* Figure scripts:
■ ■ ■ ■

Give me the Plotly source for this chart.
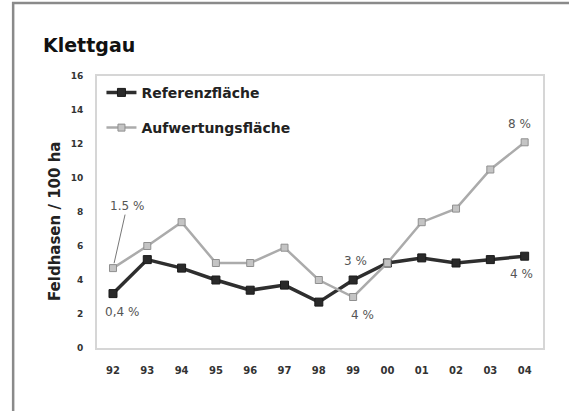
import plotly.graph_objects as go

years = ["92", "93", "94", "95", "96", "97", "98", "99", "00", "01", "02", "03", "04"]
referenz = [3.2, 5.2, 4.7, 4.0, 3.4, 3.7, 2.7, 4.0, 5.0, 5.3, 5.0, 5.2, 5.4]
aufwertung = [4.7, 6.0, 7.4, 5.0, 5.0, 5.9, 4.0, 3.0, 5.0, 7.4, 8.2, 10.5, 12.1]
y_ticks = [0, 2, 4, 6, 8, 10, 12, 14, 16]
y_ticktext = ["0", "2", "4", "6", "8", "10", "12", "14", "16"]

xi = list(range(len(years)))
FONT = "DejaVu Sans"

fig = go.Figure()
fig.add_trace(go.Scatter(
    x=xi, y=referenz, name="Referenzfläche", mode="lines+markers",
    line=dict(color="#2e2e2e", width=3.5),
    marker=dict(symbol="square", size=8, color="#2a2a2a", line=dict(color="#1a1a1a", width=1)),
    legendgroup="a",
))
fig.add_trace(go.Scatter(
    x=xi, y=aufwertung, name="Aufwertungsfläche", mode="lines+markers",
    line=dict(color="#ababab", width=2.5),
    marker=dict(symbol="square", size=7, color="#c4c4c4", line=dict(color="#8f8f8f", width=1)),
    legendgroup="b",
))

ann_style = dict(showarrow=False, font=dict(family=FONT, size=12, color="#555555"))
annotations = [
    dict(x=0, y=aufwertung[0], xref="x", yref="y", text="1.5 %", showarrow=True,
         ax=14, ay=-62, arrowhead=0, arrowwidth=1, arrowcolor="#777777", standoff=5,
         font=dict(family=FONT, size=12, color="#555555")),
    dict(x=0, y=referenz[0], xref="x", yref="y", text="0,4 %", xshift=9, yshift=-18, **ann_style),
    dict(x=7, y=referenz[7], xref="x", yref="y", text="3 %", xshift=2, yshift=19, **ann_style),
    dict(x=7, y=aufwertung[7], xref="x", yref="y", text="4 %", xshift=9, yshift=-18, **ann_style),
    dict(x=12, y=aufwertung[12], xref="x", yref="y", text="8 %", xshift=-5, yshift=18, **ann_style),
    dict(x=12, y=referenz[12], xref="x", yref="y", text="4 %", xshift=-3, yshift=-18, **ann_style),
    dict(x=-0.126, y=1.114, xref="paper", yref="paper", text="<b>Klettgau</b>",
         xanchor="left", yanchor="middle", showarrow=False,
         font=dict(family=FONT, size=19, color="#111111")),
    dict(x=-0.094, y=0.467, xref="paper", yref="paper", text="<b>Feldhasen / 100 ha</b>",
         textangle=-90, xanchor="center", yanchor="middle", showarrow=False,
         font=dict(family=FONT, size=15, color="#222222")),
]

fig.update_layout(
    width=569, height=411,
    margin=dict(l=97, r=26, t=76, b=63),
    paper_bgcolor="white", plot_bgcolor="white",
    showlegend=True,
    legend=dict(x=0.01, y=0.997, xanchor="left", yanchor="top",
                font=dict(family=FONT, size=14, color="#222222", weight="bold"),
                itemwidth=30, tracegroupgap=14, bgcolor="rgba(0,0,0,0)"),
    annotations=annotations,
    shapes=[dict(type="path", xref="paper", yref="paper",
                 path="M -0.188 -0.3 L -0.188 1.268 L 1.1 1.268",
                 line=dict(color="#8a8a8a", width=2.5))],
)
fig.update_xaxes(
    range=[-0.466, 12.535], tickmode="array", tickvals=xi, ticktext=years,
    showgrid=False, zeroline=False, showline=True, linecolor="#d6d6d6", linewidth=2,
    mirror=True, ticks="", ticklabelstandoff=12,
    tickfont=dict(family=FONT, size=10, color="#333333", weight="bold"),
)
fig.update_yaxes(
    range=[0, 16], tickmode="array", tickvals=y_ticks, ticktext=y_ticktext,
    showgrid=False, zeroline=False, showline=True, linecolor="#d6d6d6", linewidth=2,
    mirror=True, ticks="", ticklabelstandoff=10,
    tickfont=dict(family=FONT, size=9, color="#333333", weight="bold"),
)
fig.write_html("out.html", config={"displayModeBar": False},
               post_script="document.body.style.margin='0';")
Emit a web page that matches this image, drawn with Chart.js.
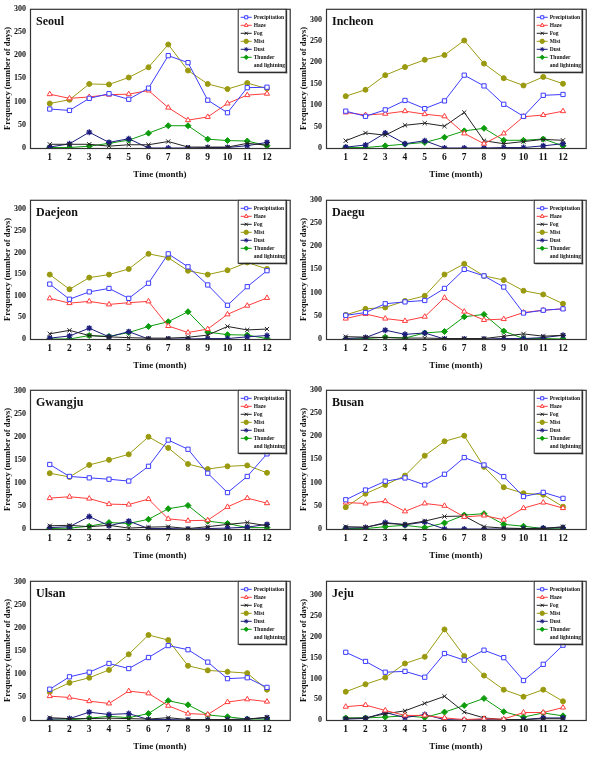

■ ■ ■ ■

* Task to complete: Copy all of the entries verbatim, leaving out any pictures they contain.

* Exercise result:
Give me the Plotly source for this chart.
import plotly.graph_objects as go

years = ["92", "93", "94", "95", "96", "97", "98", "99", "00", "01", "02", "03", "04"]
referenz = [3.2, 5.2, 4.7, 4.0, 3.4, 3.7, 2.7, 4.0, 5.0, 5.3, 5.0, 5.2, 5.4]
aufwertung = [4.7, 6.0, 7.4, 5.0, 5.0, 5.9, 4.0, 3.0, 5.0, 7.4, 8.2, 10.5, 12.1]
y_ticks = [0, 2, 4, 6, 8, 10, 12, 14, 16]
y_ticktext = ["0", "2", "4", "6", "8", "10", "12", "14", "16"]

xi = list(range(len(years)))
FONT = "DejaVu Sans"

fig = go.Figure()
fig.add_trace(go.Scatter(
    x=xi, y=referenz, name="Referenzfläche", mode="lines+markers",
    line=dict(color="#2e2e2e", width=3.5),
    marker=dict(symbol="square", size=8, color="#2a2a2a", line=dict(color="#1a1a1a", width=1)),
    legendgroup="a",
))
fig.add_trace(go.Scatter(
    x=xi, y=aufwertung, name="Aufwertungsfläche", mode="lines+markers",
    line=dict(color="#ababab", width=2.5),
    marker=dict(symbol="square", size=7, color="#c4c4c4", line=dict(color="#8f8f8f", width=1)),
    legendgroup="b",
))

ann_style = dict(showarrow=False, font=dict(family=FONT, size=12, color="#555555"))
annotations = [
    dict(x=0, y=aufwertung[0], xref="x", yref="y", text="1.5 %", showarrow=True,
         ax=14, ay=-62, arrowhead=0, arrowwidth=1, arrowcolor="#777777", standoff=5,
         font=dict(family=FONT, size=12, color="#555555")),
    dict(x=0, y=referenz[0], xref="x", yref="y", text="0,4 %", xshift=9, yshift=-18, **ann_style),
    dict(x=7, y=referenz[7], xref="x", yref="y", text="3 %", xshift=2, yshift=19, **ann_style),
    dict(x=7, y=aufwertung[7], xref="x", yref="y", text="4 %", xshift=9, yshift=-18, **ann_style),
    dict(x=12, y=aufwertung[12], xref="x", yref="y", text="8 %", xshift=-5, yshift=18, **ann_style),
    dict(x=12, y=referenz[12], xref="x", yref="y", text="4 %", xshift=-3, yshift=-18, **ann_style),
    dict(x=-0.126, y=1.114, xref="paper", yref="paper", text="<b>Klettgau</b>",
         xanchor="left", yanchor="middle", showarrow=False,
         font=dict(family=FONT, size=19, color="#111111")),
    dict(x=-0.094, y=0.467, xref="paper", yref="paper", text="<b>Feldhasen / 100 ha</b>",
         textangle=-90, xanchor="center", yanchor="middle", showarrow=False,
         font=dict(family=FONT, size=15, color="#222222")),
]

fig.update_layout(
    width=569, height=411,
    margin=dict(l=97, r=26, t=76, b=63),
    paper_bgcolor="white", plot_bgcolor="white",
    showlegend=True,
    legend=dict(x=0.01, y=0.997, xanchor="left", yanchor="top",
                font=dict(family=FONT, size=14, color="#222222", weight="bold"),
                itemwidth=30, tracegroupgap=14, bgcolor="rgba(0,0,0,0)"),
    annotations=annotations,
    shapes=[dict(type="path", xref="paper", yref="paper",
                 path="M -0.188 -0.3 L -0.188 1.268 L 1.1 1.268",
                 line=dict(color="#8a8a8a", width=2.5))],
)
fig.update_xaxes(
    range=[-0.466, 12.535], tickmode="array", tickvals=xi, ticktext=years,
    showgrid=False, zeroline=False, showline=True, linecolor="#d6d6d6", linewidth=2,
    mirror=True, ticks="", ticklabelstandoff=12,
    tickfont=dict(family=FONT, size=10, color="#333333", weight="bold"),
)
fig.update_yaxes(
    range=[0, 16], tickmode="array", tickvals=y_ticks, ticktext=y_ticktext,
    showgrid=False, zeroline=False, showline=True, linecolor="#d6d6d6", linewidth=2,
    mirror=True, ticks="", ticklabelstandoff=10,
    tickfont=dict(family=FONT, size=9, color="#333333", weight="bold"),
)
fig.write_html("out.html", config={"displayModeBar": False},
               post_script="document.body.style.margin='0';")
Emit a web page that matches this image, drawn with Chart.js.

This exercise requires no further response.